Il tè, poi, è anche una mono-coltura “e come altre mono-colture si troverà ad affrontare in futuro la crescente erosione del suolo”.

Ma il rischio climatico non è il solo nemico delle coltivazioni di tè: ci sono anche le scelte produttive ispirate al solo profitto. Ad esempio, “tra il 2005 e il 2010 in Sri Lanka un decimo delle coltivazioni di te’” è stato soppiantato da coltivazioni più redditizie come “gomma, olio di palma e frutta” e , si legge nel rapporto, “l’ultima cosa che vorremmo è che il tè fornisse un incentivo alla deforestazione negli altopiani tropicali”, che potrebbe essere incentivata dalla ricerca di altri spazi per reintegrare quelli sottratti.
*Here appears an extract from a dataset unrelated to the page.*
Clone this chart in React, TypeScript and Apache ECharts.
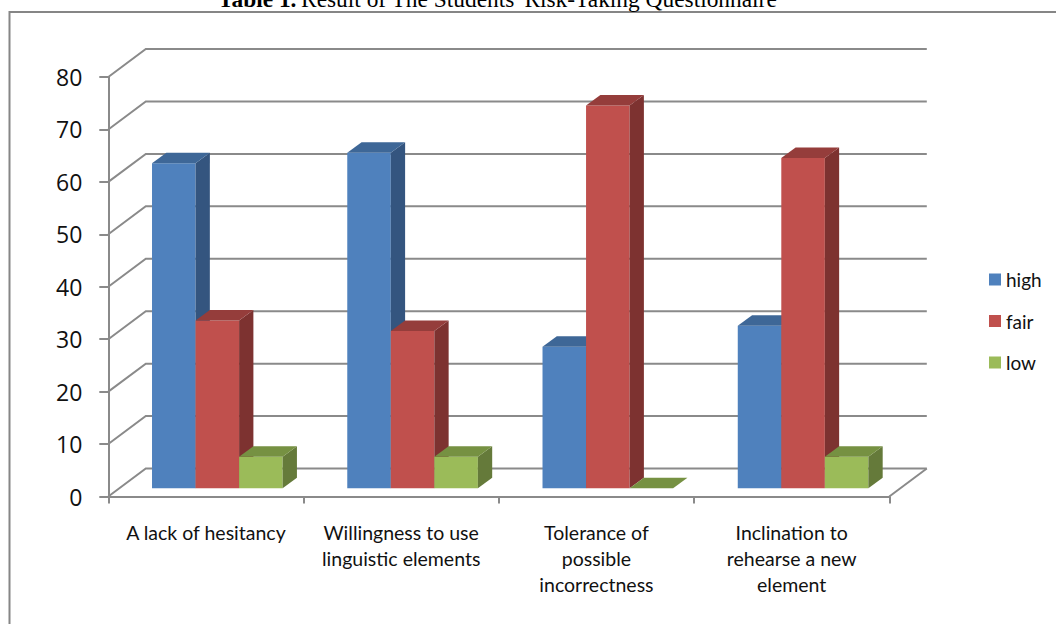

Ma c’è anche un altro tema: quanta energia serve per il te’? Come segnala ‘Tea 2030′ del ‘Forum for the Future’, per coltivare il tè non serve consumarne molta, ma alla fine si crea “un consumo di energia tre volte più alto che per l’acciaio”.

Infatti, anche se non è una coltura che necessiti di molta energia sono invece i processi di trasformazione ad essere energivori: “appassimento, asciugatura, selezione, impacchettamento richiedono 18 kiloWattora per 1 kg di te’” mentre “per fare un kg di acciaio servono solo 6,3 kWh”, sottolinea il rapporto.

La notizia positiva è che molte compagnie hanno però iniziato a scoprire il grande ruolo che potrebbero svolgere le energie rinnovabili nel settore.

Comunque, nonostante gli impatti ambientali descritti finora, la parte più ‘carbon intensive’ (ad alta intensità di carbonio) di tutta la catena del tè rimane il suo consumo, cioè proprio il momento in cui lo beviamo. Molti, ad esempio, scaldano troppa acqua, più di quella necessaria; altri buttano via quella in eccesso dopo averla scaldata consumando energia, o buttano quella diventata troppo fredda.

E la valutazione dell’impatto ambientale del tè si conclude con le bustine che finiscono tra i rifiuti: “Negli Stati Uniti la quantità di tè usato gettato annualmente ha una massa equivalente a quella dell’Empire state building”, e gli Usa non sono nemmeno lo Stato dove si beva più tè al mondo che è la Cina seguita dall’India.